The Klingons did in fact have a method for eliminating bodily waste on the ship–it was much like the holes cut into projections over the sea, in old Earthly wooden sailing ships. You sat on a bench and did your business into the sea. (that was for officers. I think the sailors used chamberpots and had to dump it to leeward.) The problem with the Klingon system is, there’s vacuum outside. So after opening the covers on the holes, they’d quickly turn and get sucked onto the hole, with painful rapidity and force, and their was then rump exposed to the extremes of space. Getting off the elimination hole was difficult due to the suction and one usually lost some skin. But the Klingons felt that it was a sign of TOUGHNESS, of Klingon fierceness. So a few of the smaller Klingons got sucked into space, what of it?
So all the crew had lost most of the skin on their rumps–what of it? Coward! What is it to be a warrior? To pooh into space is to mock its dangers, its darkness!
My little half-Dachsund dog Daisy–made me think of Fred Astaire. This is because her claws are overdue for clipping and when she ambles along on the hardwood floor I hear a distinct pattern, TICKeta TICKeta ticketa TOCK, TICKeta TICKeta ticketa TOCK… sounding just like a tap dance pattern. So I’m bemusedly listening to my dog, and this tap dance association brings an image of Fred Astaire to my mind. I flickeringly see him dancing. This leads to an image of Ginger Rogers, which associates its way through my mind to another cinematic memory of Glinda, which leads to the Wizard of Oz and suddenly I hear the song Ding Dong the Witch is Dead in my mind. Because I’m trained to keep some attention separated out to watch my mind I see visual images that go with each link of associations–I glimpse Fred Astaire, visually, and eventually see happy Oz residents singing gleefully about the witch, all in a moment or two.

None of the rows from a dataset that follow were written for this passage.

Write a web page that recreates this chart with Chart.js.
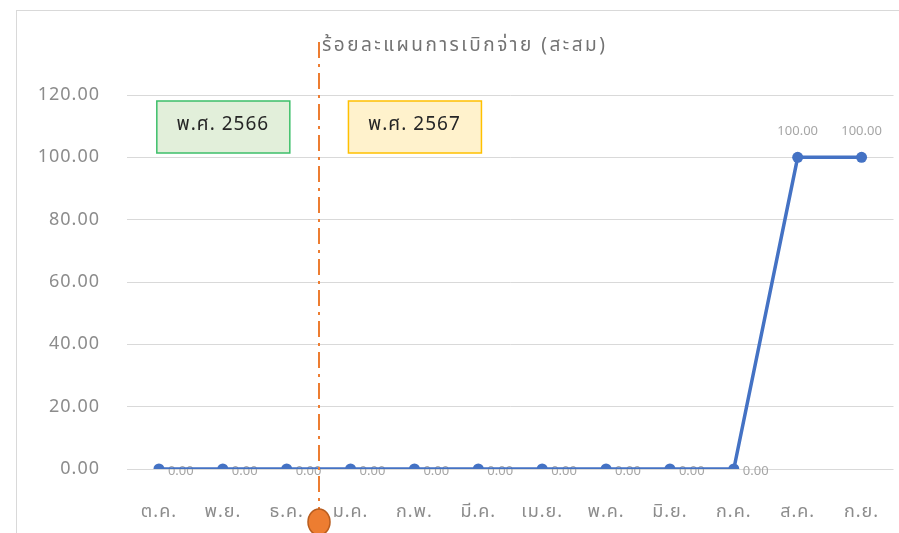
<!DOCTYPE html>
<html>
<head>
<meta charset="utf-8">
<script src="https://cdn.jsdelivr.net/npm/chart.js@4"></script>
<style>
  html, body { margin: 0; padding: 0; background: #ffffff; }
  #wrap { position: relative; width: 899px; height: 533px; }
</style>
</head>
<body>
<div id="wrap"><canvas id="budgetChart" width="899" height="533"></canvas></div>
<script>
const months = ["ต.ค.", "พ.ย.", "ธ.ค.", "ม.ค.", "ก.พ.", "มี.ค.", "เม.ย.", "พ.ค.", "มิ.ย.", "ก.ค.", "ส.ค.", "ก.ย."];
const percentSpent = [0, 0, 0, 0, 0, 0, 0, 0, 0, 0, 100, 100];
const yTicks = [0, 20, 40, 60, 80, 100, 120];
const chartTitle = "ร้อยละแผนการเบิกจ่าย (สะสม)";
const yearLabels = ["พ.ศ. 2566", "พ.ศ. 2567"];

const thaiFont = "'Noto Sans', 'Noto Sans Thai', 'Loma', sans-serif";

// frame, title, year boxes, year divider
const decorations = {
  id: "decorations",
  beforeDraw(chart) {
    const c = chart.ctx;
    c.fillStyle = "#ffffff";
    c.fillRect(0, 0, chart.width, chart.height);
    c.strokeStyle = "#d9d9d9";
    c.lineWidth = 1;
    c.strokeRect(16.5, 10.5, 1000, 1000);
    // wider text like the original rendering
    c.letterSpacing = "1px";
  },
  afterDraw(chart) {
    const c = chart.ctx;
    const x = chart.scales.x;
    c.save();

    // title
    c.letterSpacing = "2.5px";
    c.font = "19px " + thaiFont;
    c.fillStyle = "#737373";
    c.textAlign = "left";
    c.textBaseline = "middle";
    c.fillText(chartTitle, 322, 46);
    c.letterSpacing = "1px";

    // year boxes
    const boxes = [
      { idx: 1, fill: "#e2efda", stroke: "#3dbf6a" },
      { idx: 4, fill: "#fff2cc", stroke: "#ffc000" },
    ];
    boxes.forEach((b, i) => {
      const cx = x.getPixelForValue(b.idx);
      c.fillStyle = b.fill;
      c.fillRect(cx - 66, 101, 133, 52);
      c.strokeStyle = b.stroke;
      c.lineWidth = 1.5;
      c.strokeRect(cx - 66, 101, 133, 52);
      c.fillStyle = "#262626";
      c.font = "19px " + thaiFont;
      c.textAlign = "center";
      c.textBaseline = "middle";
      c.fillText(yearLabels[i], cx, 125);
    });

    // divider between the two fiscal years
    const dx = Math.round(x.getPixelForValue(2.5));
    c.strokeStyle = "#ed7d31";
    c.lineWidth = 2;
    c.setLineDash([16, 6, 3, 6]);
    c.beginPath();
    c.moveTo(dx, 42);
    c.lineTo(dx, 510);
    c.stroke();
    c.setLineDash([]);
    c.beginPath();
    c.ellipse(dx, 522, 11, 13, 0, 0, Math.PI * 2);
    c.fillStyle = "#ed7d31";
    c.fill();
    c.strokeStyle = "#b85d1f";
    c.lineWidth = 1.5;
    c.stroke();
    c.restore();
  },
  beforeDatasetsDraw(chart) {
    const c = chart.ctx;
    const meta = chart.getDatasetMeta(0);
    c.save();
    c.letterSpacing = "0px";
    c.font = "13px " + thaiFont;
    c.fillStyle = "#a6a6a6";
    meta.data.forEach((pt, i) => {
      const v = percentSpent[i];
      const txt = v.toFixed(2);
      if (v > 0) {
        c.textAlign = "center";
        c.textBaseline = "middle";
        c.fillText(txt, pt.x, pt.y - 26);
      } else {
        c.textAlign = "left";
        c.textBaseline = "middle";
        c.fillText(txt, pt.x + 9, pt.y + 2);
      }
    });
    c.restore();
  },
};

new Chart(document.getElementById("budgetChart"), {
  type: "line",
  data: {
    labels: months,
    datasets: [
      {
        data: percentSpent,
        borderColor: "#4472c4",
        backgroundColor: "#4472c4",
        borderWidth: 3.5,
        pointRadius: 5.5,
        pointBorderWidth: 0,
        pointBackgroundColor: "#4472c4",
        tension: 0,
      },
    ],
  },
  options: {
    responsive: false,
    animation: false,
    layout: {
      padding: { left: 0, right: 2, top: 95, bottom: 0 },
    },
    plugins: {
      legend: { display: false },
      title: { display: false },
      tooltip: { enabled: false },
    },
    scales: {
      x: {
        offset: true,
        grid: { display: false, drawTicks: false },
        border: { display: false },
        ticks: {
          color: "#8c8c8c",
          padding: 32,
          maxRotation: 0,
          font: { size: 18, family: thaiFont },
        },
        afterFit(scale) {
          scale.height = 64;
          scale.paddingLeft = 0;
          scale.paddingRight = 0;
        },
      },
      y: {
        min: 0,
        max: 120,
        afterBuildTicks(scale) {
          scale.ticks = yTicks.map((v) => ({ value: v }));
        },
        grid: { color: "#d9d9d9", lineWidth: 1, drawTicks: false },
        border: { display: false },
        ticks: {
          color: "#8c8c8c",
          padding: 27,
          font: { size: 18, family: thaiFont },
          callback: (v) => Number(v).toFixed(2),
        },
        afterFit(scale) {
          scale.width = 127;
          scale.paddingLeft = 0;
          scale.paddingRight = 0;
        },
      },
    },
  },
  plugins: [decorations],
});
</script>
</body>
</html>
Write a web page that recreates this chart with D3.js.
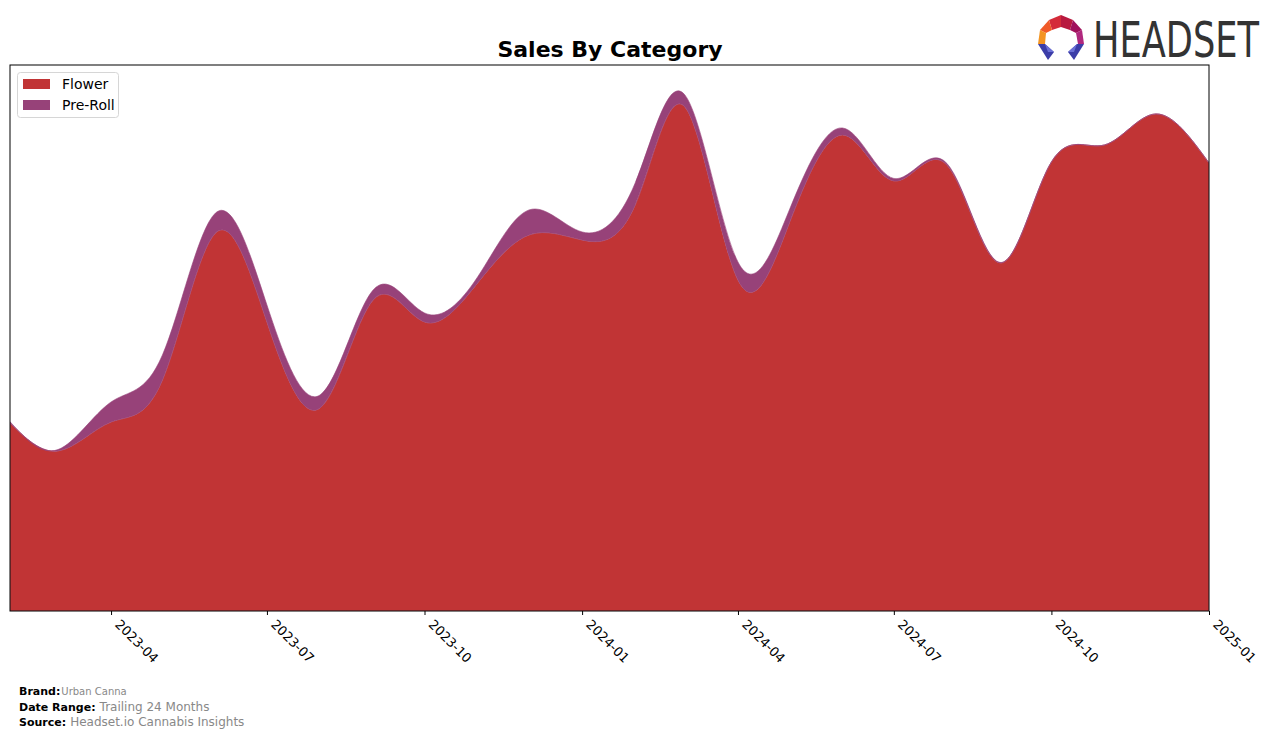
<!DOCTYPE html>
<html>
<head>
<meta charset="utf-8">
<script src="https://cdn.jsdelivr.net/npm/d3@7"></script>
<style>
  html, body { margin: 0; padding: 0; background: #fff; }
  svg { display: block; font-family: "DejaVu Sans", sans-serif; }
</style>
</head>
<body>
<svg id="chart" width="1276" height="739"></svg>
<script>
// ---- data ----
const months = ["2023-02","2023-03","2023-04","2023-05","2023-06","2023-07","2023-08","2023-09",
  "2023-10","2023-11","2023-12","2024-01","2024-02","2024-03","2024-04","2024-05","2024-06",
  "2024-07","2024-08","2024-09","2024-10","2024-11","2024-12","2025-01"];
const flower = [188, 160, 189, 231, 378, 289, 203, 311, 289, 328, 376, 371, 406, 504, 331, 388,
  476, 430, 446, 348, 449, 466, 497, 448];
const preRoll = [1.3, 1.4, 20, 25, 20, 17, 13, 10, 9, 6, 25, 8, 22, 12, 18, 13, 7, 2.5, 1.5, 0.5,
  0, 0, 0, 0];
const seriesNames = ["Flower", "Pre-Roll"];
const seriesColors = ["#c13435", "#974279"];
const tickLabels = ["2023-04","2023-07","2023-10","2024-01","2024-04","2024-07","2024-10","2025-01"];

(function () {
// ---- layout ----
const svg = d3.select("#chart");
const pL = 10, pR = 1209, pT = 65, pB = 611;
const parse = d3.timeParse("%Y-%m");

const rows = months.map((m, i) => ({date: parse(m), Flower: flower[i], "Pre-Roll": preRoll[i]}));
const stack = d3.stack().keys(seriesNames)(rows);
const maxTotal = d3.max(rows, r => r.Flower + r["Pre-Roll"]);

const x = d3.scaleTime().domain([parse(months[0]), parse(months[months.length - 1])]).range([pL, pR]);
const y = d3.scaleLinear().domain([0, maxTotal * 1.058]).range([pB, pT]);

const area = d3.area()
  .x(d => x(d.data.date))
  .y0(d => y(d[0]))
  .y1(d => y(d[1]))
  .curve(d3.curveNatural);

// title
svg.append("text").attr("x", 610).attr("y", 57).attr("text-anchor", "middle")
  .attr("font-size", 22).attr("font-weight", "bold").attr("fill", "#000").text("Sales By Category");

const g = svg.append("g");
g.append("clipPath").attr("id", "clip").append("rect")
  .attr("x", pL).attr("y", pT).attr("width", pR - pL).attr("height", pB - pT);

const plot = g.append("g").attr("clip-path", "url(#clip)");
plot.selectAll("path.layer").data(stack).join("path")
  .attr("class", "layer")
  .attr("d", area)
  .attr("fill", (d, i) => seriesColors[i])
  .attr("stroke", (d, i) => i === 0 ? "#d0707a" : seriesColors[i])
  .attr("stroke-width", 0.6);

// axis
const xAxis = d3.axisBottom(x)
  .tickValues(tickLabels.map(parse))
  .tickFormat(d3.timeFormat("%Y-%m"))
  .tickSize(4).tickSizeOuter(0);
const ax = svg.append("g").attr("transform", `translate(0,${pB})`).call(xAxis);
ax.select(".domain").remove();
ax.selectAll(".tick line").attr("stroke", "#000");
ax.selectAll(".tick text")
  .attr("font-family", "DejaVu Sans, sans-serif")
  .attr("font-size", 13).attr("fill", "#000")
  .attr("text-anchor", "start")
  .attr("transform", "translate(6,11) rotate(45)")
  .attr("dy", "0.35em").attr("y", 0).attr("x", 0);

// frame
svg.append("rect").attr("x", pL).attr("y", pT).attr("width", pR - pL).attr("height", pB - pT)
  .attr("fill", "none").attr("stroke", "#000").attr("stroke-width", 1);

// legend
const lg = svg.append("g");
lg.append("rect").attr("x", 17.5).attr("y", 72.5).attr("width", 101).attr("height", 45).attr("rx", 3)
  .attr("fill", "#fff").attr("fill-opacity", 0.8).attr("stroke", "#d6d6d6");
seriesNames.forEach((n, i) => {
  lg.append("rect").attr("x", 23).attr("y", 79 + i * 21).attr("width", 27).attr("height", 10)
    .attr("fill", seriesColors[i]);
  lg.append("text").attr("x", 62).attr("y", 89 + i * 21).attr("font-size", 14).attr("fill", "#000").text(n);
});

// footer
const foot = [["Brand:", "Urban Canna", 695, 11], ["Date Range:", "Trailing 24 Months", 711, 13], ["Source:", "Headset.io Cannabis Insights", 726, 13]];
foot.forEach(([k, v, yy, fs]) => {
  const t = svg.append("text").attr("x", 19).attr("y", yy).attr("font-size", 11);
  t.append("tspan").attr("font-weight", "bold").attr("fill", "#000").text(k);
  t.append("tspan").attr("fill", "#888").attr("font-size", fs - 1).attr("dx", k === "Brand:" ? 1 : 4).text(v);
});

// logo
const logo = svg.append("g");
const polys = [
  {p: [[1049,20],[1061,15],[1061,27],[1052,30]], c: "#d42b3a"},
  {p: [[1061,15],[1073,20],[1070,30],[1061,27]], c: "#b8193f"},
  {p: [[1073,20],[1082,30],[1076,33],[1070,30]], c: "#a0115c"},
  {p: [[1082,30],[1084,44],[1078,44],[1076,33]], c: "#b0287e"},
  {p: [[1040,30],[1049,20],[1052,30],[1046,33]], c: "#f05a28"},
  {p: [[1038,44],[1040,30],[1046,33],[1045,44]], c: "#f39422"},
  {p: [[1038,44],[1045,44],[1054,52],[1048,60]], c: "#3b3da8"},
  {p: [[1084,44],[1077,44],[1068,52],[1074,60]], c: "#3b3da8"},
  {p: [[1045,44],[1054,52],[1048,52]], c: "#6a6fd6"},
  {p: [[1077,44],[1068,52],[1074,52]], c: "#6a6fd6"}
];
polys.forEach(o => logo.append("polygon").attr("points", o.p.map(q => q.join(",")).join(" ")).attr("fill", o.c));
logo.append("g").attr("transform", "translate(1093,57) scale(1,1.4)")
  .append("text").attr("x", 0).attr("y", 0).attr("font-family", "DejaVu Sans Condensed, DejaVu Sans, sans-serif")
  .attr("font-size", 36).attr("fill", "#333").attr("textLength", 166).attr("lengthAdjust", "spacingAndGlyphs").text("HEADSET");
})();
</script>
</body>
</html>
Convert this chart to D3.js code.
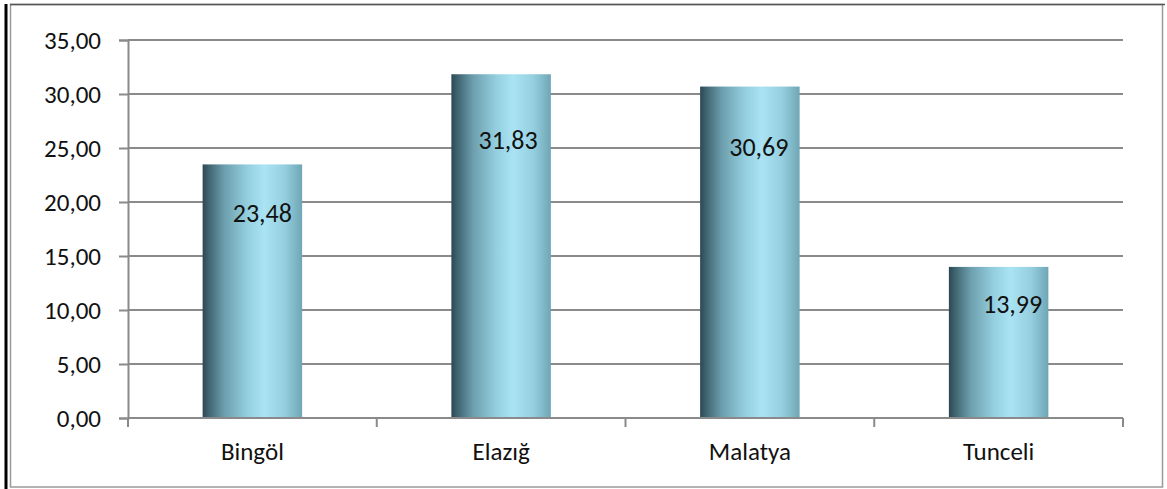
<!DOCTYPE html>
<html>
<head>
<meta charset="utf-8">
<script src="https://cdn.jsdelivr.net/npm/d3@7"></script>
<style>
  html, body { margin: 0; padding: 0; background: #fff; }
  svg { display: block; }
  text { font-family: Carlito, Lato, "Open Sans", sans-serif; fill: #111; }
</style>
</head>
<body>
<svg id="chart" width="1167" height="489"></svg>
<script>
// Provinces and their values
const categories = ["Bingöl", "Elazığ", "Malatya", "Tunceli"];
const values = [23.48, 31.83, 30.69, 13.99];
const yTicks = [0, 5, 10, 15, 20, 25, 30, 35];

// Hand-placed data label nudges (pixels from bar centre / bar top)
const labelDx = [10, 7, 9, 14];
const labelDy = [48, 65, 60, 37];

const fmt = v => v.toFixed(2).replace(".", ",");

const svg = d3.select("#chart");
const W = 1167, H = 489;
const plot = { left: 128, right: 1123, top: 40, bottom: 418 };

// Frame around the chart
svg.append("rect")
  .attr("x", 10.5).attr("y", 4.5)
  .attr("width", 1152).attr("height", 482.5)
  .attr("fill", "#fff").attr("stroke", "#9a9a9a").attr("stroke-width", 1.5);
svg.append("line")
  .attr("x1", 10).attr("x2", 1165).attr("y1", 4.5).attr("y2", 4.5)
  .attr("stroke", "#555").attr("stroke-width", 1.5);
svg.append("line")
  .attr("x1", 6).attr("x2", 6).attr("y1", 4).attr("y2", H)
  .attr("stroke", "#000").attr("stroke-width", 3);

const x = d3.scaleBand()
  .domain(categories)
  .range([plot.left, plot.right])
  .paddingInner(0.6)
  .paddingOuter(0.3);

const y = d3.scaleLinear()
  .domain([0, 35])
  .range([plot.bottom, plot.top]);

// Bar fill: cylinder-like horizontal shading
const defs = svg.append("defs");
const grad = defs.append("linearGradient")
  .attr("id", "barGrad")
  .attr("x1", "0%").attr("x2", "100%").attr("y1", "0%").attr("y2", "0%");
[
  [0, "#2c4852"],
  [0.06, "#3f636f"],
  [0.22, "#6d9fae"],
  [0.45, "#94cfdf"],
  [0.62, "#aae4f4"],
  [0.82, "#96d0e0"],
  [1, "#6fa6b5"]
].forEach(([o, c]) => grad.append("stop").attr("offset", o).attr("stop-color", c));

// Horizontal gridlines
svg.append("g")
  .selectAll("line")
  .data(yTicks.filter(t => t > 0))
  .join("line")
  .attr("x1", plot.left).attr("x2", plot.right)
  .attr("y1", d => y(d)).attr("y2", d => y(d))
  .attr("stroke", "#8a8a8a").attr("stroke-width", 2);

// Y axis
const yAxis = svg.append("g")
  .attr("transform", `translate(${plot.left},0)`)
  .call(d3.axisLeft(y).tickValues(yTicks).tickFormat(fmt).tickSize(9).tickPadding(18));
yAxis.select(".domain").attr("stroke", "#8a8a8a").attr("stroke-width", 2);
yAxis.selectAll(".tick line").attr("stroke", "#8a8a8a").attr("stroke-width", 2);
yAxis.selectAll(".tick text")
  .attr("font-size", 25)
  .attr("font-family", "Carlito, Lato, 'Open Sans', sans-serif")
  .attr("fill", "#111");

// Bars
svg.append("g")
  .selectAll("rect")
  .data(values)
  .join("rect")
  .attr("x", (d, i) => x(categories[i]))
  .attr("y", d => y(d))
  .attr("width", x.bandwidth())
  .attr("height", d => y(0) - y(d))
  .attr("fill", "url(#barGrad)");

// X axis with ticks on category boundaries
const bounds = d3.range(categories.length + 1).map(i => plot.left + i * x.step());
const xg = svg.append("g");
xg.append("line")
  .attr("x1", plot.left).attr("x2", plot.right)
  .attr("y1", y(0)).attr("y2", y(0))
  .attr("stroke", "#8a8a8a").attr("stroke-width", 2);
xg.selectAll("line.tk")
  .data(bounds)
  .join("line")
  .attr("class", "tk")
  .attr("x1", d => d).attr("x2", d => d)
  .attr("y1", y(0)).attr("y2", y(0) + 9)
  .attr("stroke", "#8a8a8a").attr("stroke-width", 2);
xg.selectAll("text")
  .data(categories)
  .join("text")
  .attr("x", d => x(d) + x.bandwidth() / 2)
  .attr("y", 460)
  .attr("text-anchor", "middle")
  .attr("font-size", 25)
  .text(d => d);

// Data labels
svg.append("g")
  .selectAll("text")
  .data(values)
  .join("text")
  .attr("x", (d, i) => x(categories[i]) + x.bandwidth() / 2 + labelDx[i])
  .attr("y", (d, i) => y(d) + labelDy[i])
  .attr("dy", "0.36em")
  .attr("text-anchor", "middle")
  .attr("font-size", 26)
  .text(d => fmt(d));
</script>
</body>
</html>
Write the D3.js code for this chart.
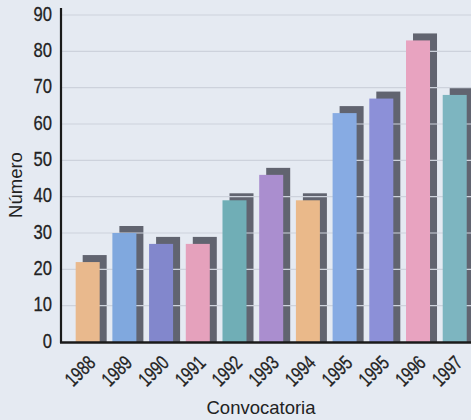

Patterns of free association are of interest to me. They’re not so free, really. You could, in fact, break down an essay by, say, Emerson into deliberate linkages of associations; it’s a verbal sculpture made of associations, leading to an overall shape. Is everything just associative? Do the linkages constitute largely meaningless concatenation that, via an Emerson, might be ordered to reflect subjective human reality? Are they too another indicator of reductionistic hopeless randomness?
Or do they, broadly viewed, signify the unity of things, and the ongoing musical soloing of events playing out?
I don’t agree with Pres Obama about everything–HOWEVER, people who feel he’s too moderate, not forcefully progressive enough, make me think of a guy sitting beside the driver of a large truck. The truck is being driven across a busy, traffic heavy city to deliver its goods. “But you’re heading north and the delivery point is to the west,” the passenger protests.
“I have to take the truck north before I can turn west because it’s too large for these side streets and they aren’t cut through anyway.”
A bit later the passenger asks, “But now that you’re headed West why don’t you accelerate?”
“Because there’s cross traffic, and there is construction and there are traffic cops stopping me for long periods and because there are small vehicles in the way going slowly.”
“This is taking too long.”
“We’re getting there.”
“Why don’t you ram the truck to the west, just smash over those cars, you’re driving a big truck after all, and crash through the fences.”
“Because that would crush people and destroy other people’s legitimate personal property and I’d be arrested before I got there for breaking the laws.”
“You’re not forcefully progressive enough.”